== WHAT THIS TASK INVOLVES ==
Take the lines from the head of the listing through the one bearing "0.74, 0.66, 1.16];" and copy them exactly, leaving every picture out.

* * * * *

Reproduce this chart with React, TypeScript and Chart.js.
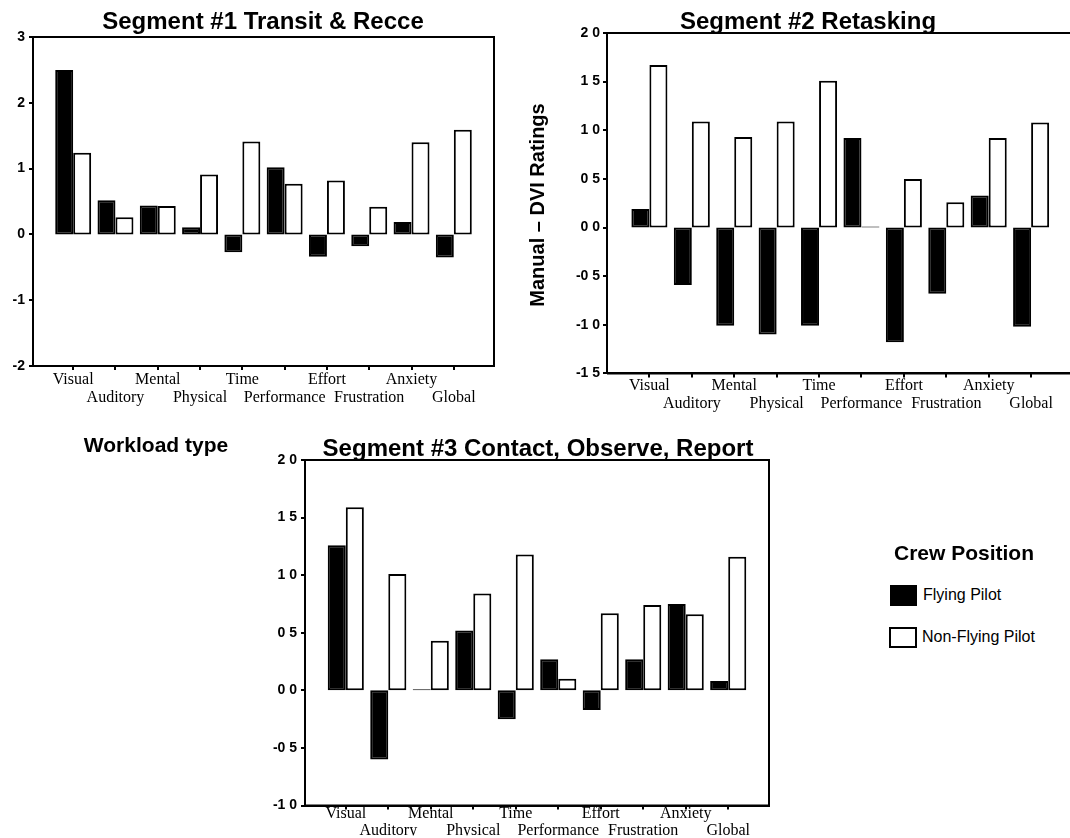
import React, { useEffect, useRef } from 'react';
import { Chart, registerables } from 'chart.js';

Chart.register(...registerables);

// ---------- data ----------
const categories = ['Visual', 'Auditory', 'Mental', 'Physical', 'Time', 'Performance', 'Effort', 'Frustration', 'Anxiety', 'Global'];
const seriesNames = ['Flying Pilot', 'Non-Flying Pilot'];

const seg1Flying = [2.5, 0.52, 0.44, 0.11, -0.27, 1.02, -0.34, -0.18, 0.19, -0.35];
const seg1NonFlying = [1.24, 0.26, 0.43, 0.91, 1.41, 0.77, 0.82, 0.42, 1.4, 1.59];

const seg2Flying = [0.19, -0.59, -1.01, -1.1, -1.01, 0.92, -1.18, -0.68, 0.33, -1.02];
const seg2NonFlying = [1.67, 1.09, 0.93, 1.09, 1.51, 0.01, 0.5, 0.26, 0.92, 1.08];

const seg3Flying = [1.26, -0.6, 0.01, 0.52, -0.25, 0.27, -0.17, 0.27, 0.75, 0.08];
const seg3NonFlying = [1.59, 1.01, 0.43, 0.84, 1.18, 0.1, 0.67, 0.74, 0.66, 1.16];

const seg1YTicks = [-2, -1, 0, 1, 2, 3];
const seg1YLabels = ['-2', '-1', '0', '1', '2', '3'];
const seg2YTicks = [-1.5, -1, -0.5, 0, 0.5, 1, 1.5, 2];
const seg2YLabels = ['-1 5', '-1 0', '-0 5', '0 0', '0 5', '1 0', '1 5', '2 0'];
const seg3YTicks = [-1, -0.5, 0, 0.5, 1, 1.5, 2];
const seg3YLabels = ['-1 0', '-0 5', '0 0', '0 5', '1 0', '1 5', '2 0'];

const titles = ['Segment #1 Transit & Recce', 'Segment #2 Retasking', 'Segment #3 Contact, Observe, Report'];

// ---------- layout ----------
type PanelCfg = {
  flying: number[];
  nonFlying: number[];
  yTicks: number[];
  yLabels: string[];
  left: number; top: number; width: number; height: number;
  yAxisWidth: number; xAxisHeight: number;
  padTop: number; padRight: number; padBottom: number;
  xMin: number; xMax: number; yLabelPad: number; xLabelPad: number;
};

const TICK = 4;

const panels: PanelCfg[] = [
  {
    flying: seg1Flying, nonFlying: seg1NonFlying, yTicks: seg1YTicks, yLabels: seg1YLabels,
    left: 0, top: 0, width: 520, height: 420,
    yAxisWidth: 33, xAxisHeight: 50, padTop: 37, padRight: 26, padBottom: 4,
    xMin: -0.95, xMax: 9.95, yLabelPad: 4, xLabelPad: 1,
  },
  {
    flying: seg2Flying, nonFlying: seg2NonFlying, yTicks: seg2YTicks, yLabels: seg2YLabels,
    left: 540, top: 0, width: 540, height: 420,
    yAxisWidth: 67, xAxisHeight: 40, padTop: 33, padRight: 8.6, padBottom: 6.6,
    xMin: -1.0, xMax: 9.95, yLabelPad: 3, xLabelPad: 0,
  },
  {
    flying: seg3Flying, nonFlying: seg3NonFlying, yTicks: seg3YTicks, yLabels: seg3YLabels,
    left: 240, top: 420, width: 560, height: 420,
    yAxisWidth: 65, xAxisHeight: 30, padTop: 40, padRight: 31, padBottom: 4.5,
    xMin: -0.96, xMax: 9.96, yLabelPad: 4, xLabelPad: -5,
  },
];

const framePlugin = {
  id: 'frame',
  afterDraw(chart: any) {
    const { ctx, chartArea } = chart;
    const { left, top, right, bottom } = chartArea;
    ctx.save();
    ctx.strokeStyle = '#000';
    ctx.lineWidth = 2;
    ctx.beginPath();
    ctx.moveTo(left, bottom);
    ctx.lineTo(left, top);
    ctx.lineTo(right, top);
    ctx.lineTo(right, bottom);
    ctx.lineTo(left, bottom);
    ctx.stroke();
    // y tick marks, outside the left axis
    const ys = chart.scales.y;
    ctx.beginPath();
    ys.ticks.forEach((t: any) => {
      const py = Math.round(ys.getPixelForValue(t.value));
      ctx.moveTo(left - TICK, py);
      ctx.lineTo(left, py);
    });
    ctx.stroke();
    ctx.restore();
  },
};

function Panel({ cfg }: { cfg: PanelCfg }) {
  const ref = useRef<HTMLCanvasElement>(null);
  useEffect(() => {
    if (!ref.current) return;
    const chart = new Chart(ref.current, {
      type: 'bar',
      data: {
        datasets: [
          {
            label: seriesNames[0],
            data: cfg.flying.map((v, i) => ({ x: i, y: v })),
            backgroundColor: '#000',
            borderColor: '#000',
            borderWidth: 2,
            borderSkipped: false,
          },
          {
            label: seriesNames[1],
            data: cfg.nonFlying.map((v, i) => ({ x: i, y: v })),
            backgroundColor: '#fff',
            borderColor: '#000',
            borderWidth: 2,
            borderSkipped: false,
          },
        ],
      } as any,
      options: {
        animation: false,
        responsive: false,
        events: [],
        categoryPercentage: 0.85,
        barPercentage: 1,
        layout: { padding: { left: 0, top: cfg.padTop, right: cfg.padRight, bottom: cfg.padBottom } },
        plugins: { legend: { display: false }, title: { display: false }, tooltip: { enabled: false } },
        scales: {
          x: {
            type: 'linear',
            offset: false,
            min: cfg.xMin,
            max: cfg.xMax,
            afterBuildTicks: (s: any) => { s.ticks = categories.map((_, i) => ({ value: i })); },
            afterFit: (s: any) => { s.height = cfg.xAxisHeight; },
            grid: { display: true, offset: false, drawOnChartArea: false, drawTicks: true, tickLength: TICK, color: '#000', lineWidth: 2 },
            border: { display: true, color: '#000', width: 2 },
            ticks: {
              autoSkip: false,
              maxRotation: 0,
              minRotation: 0,
              padding: cfg.xLabelPad,
              color: '#000',
              font: { family: 'Liberation Serif', size: 16, lineHeight: 1.1 },
              callback: (_v: any, i: number) => (i % 2 === 0 ? categories[i] : ['', categories[i]]),
            },
          },
          y: {
            type: 'linear',
            min: cfg.yTicks[0],
            max: cfg.yTicks[cfg.yTicks.length - 1],
            afterBuildTicks: (s: any) => { s.ticks = cfg.yTicks.map((v) => ({ value: v })); },
            afterFit: (s: any) => { s.width = cfg.yAxisWidth; },
            grid: { display: false, drawTicks: false, drawOnChartArea: false },
            border: { display: true, color: '#000', width: 2 },
            ticks: {
              padding: cfg.yLabelPad + TICK,
              color: '#000',
              font: { family: 'Liberation Sans', size: 14, weight: 'bold' },
              callback: (_v: any, i: number) => cfg.yLabels[i],
            },
          },
        },
      } as any,
      plugins: [framePlugin],
    });
    return () => chart.destroy();
  }, [cfg]);
  return (
    <canvas
      ref={ref}
      width={cfg.width}
      height={cfg.height}
      style={{ position: 'absolute', left: cfg.left, top: cfg.top, width: cfg.width, height: cfg.height }}
    />
  );
}

const sans = "'Liberation Sans', Arial, sans-serif";

function CenteredText({ text, cx, baseline, size, weight }: { text: string; cx: number; baseline: number; size: number; weight?: string }) {
  return (
    <div
      style={{
        position: 'absolute',
        left: cx - 300,
        width: 600,
        top: baseline - 0.8465 * size,
        textAlign: 'center',
        fontFamily: sans,
        fontSize: size,
        fontWeight: weight || 'bold',
        lineHeight: `${size}px`,
        whiteSpace: 'nowrap',
        color: '#000',
      }}
    >
      {text}
    </div>
  );
}

export default function App() {
  return (
    <div
      style={{
        position: 'absolute',
        left: 0,
        top: 0,
        width: 1070,
        height: 838,
        overflow: 'hidden',
        background: '#fff',
      }}
    >
      {panels.map((p, i) => (
        <Panel key={i} cfg={p} />
      ))}
      <CenteredText text={titles[0]} cx={263} baseline={29.5} size={24} />
      <CenteredText text={titles[1]} cx={808} baseline={29.5} size={24} />
      <CenteredText text={titles[2]} cx={538} baseline={456.5} size={24} />
      <CenteredText text="Workload type" cx={156} baseline={452} size={21} />
      <div
        style={{
          position: 'absolute',
          left: 537 - 140,
          top: 205 - 10,
          width: 280,
          height: 20,
          lineHeight: '20px',
          fontSize: 20,
          fontFamily: sans,
          fontWeight: 'bold',
          textAlign: 'center',
          whiteSpace: 'nowrap',
          transform: 'rotate(-90deg)',
          color: '#000',
        }}
      >
        Manual – DVI Ratings
      </div>
      <CenteredText text="Crew Position" cx={964} baseline={560} size={21} />
      <div style={{ position: 'absolute', left: 890, top: 585, width: 27, height: 21, background: '#000', boxSizing: 'border-box', border: '2px solid #000' }} />
      <div style={{ position: 'absolute', left: 923, top: 601 - 0.8465 * 16, fontFamily: sans, fontSize: 16, lineHeight: '16px', whiteSpace: 'nowrap', color: '#000' }}>
        {seriesNames[0]}
      </div>
      <div style={{ position: 'absolute', left: 889, top: 627, width: 28, height: 21, background: '#fff', boxSizing: 'border-box', border: '2px solid #000' }} />
      <div style={{ position: 'absolute', left: 922, top: 643 - 0.8465 * 16, fontFamily: sans, fontSize: 16, lineHeight: '16px', whiteSpace: 'nowrap', color: '#000' }}>
        {seriesNames[1]}
      </div>
    </div>
  );
}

* * * * *

== THE RESPONSE ==
Reproduce this chart with React, TypeScript and Chart.js.
import React, { useEffect, useRef } from 'react';
import { Chart, registerables } from 'chart.js';

Chart.register(...registerables);

// ---------- data ----------
const categories = ['Visual', 'Auditory', 'Mental', 'Physical', 'Time', 'Performance', 'Effort', 'Frustration', 'Anxiety', 'Global'];
const seriesNames = ['Flying Pilot', 'Non-Flying Pilot'];

const seg1Flying = [2.5, 0.52, 0.44, 0.11, -0.27, 1.02, -0.34, -0.18, 0.19, -0.35];
const seg1NonFlying = [1.24, 0.26, 0.43, 0.91, 1.41, 0.77, 0.82, 0.42, 1.4, 1.59];

const seg2Flying = [0.19, -0.59, -1.01, -1.1, -1.01, 0.92, -1.18, -0.68, 0.33, -1.02];
const seg2NonFlying = [1.67, 1.09, 0.93, 1.09, 1.51, 0.01, 0.5, 0.26, 0.92, 1.08];

const seg3Flying = [1.26, -0.6, 0.01, 0.52, -0.25, 0.27, -0.17, 0.27, 0.75, 0.08];
const seg3NonFlying = [1.59, 1.01, 0.43, 0.84, 1.18, 0.1, 0.67, 0.74, 0.66, 1.16];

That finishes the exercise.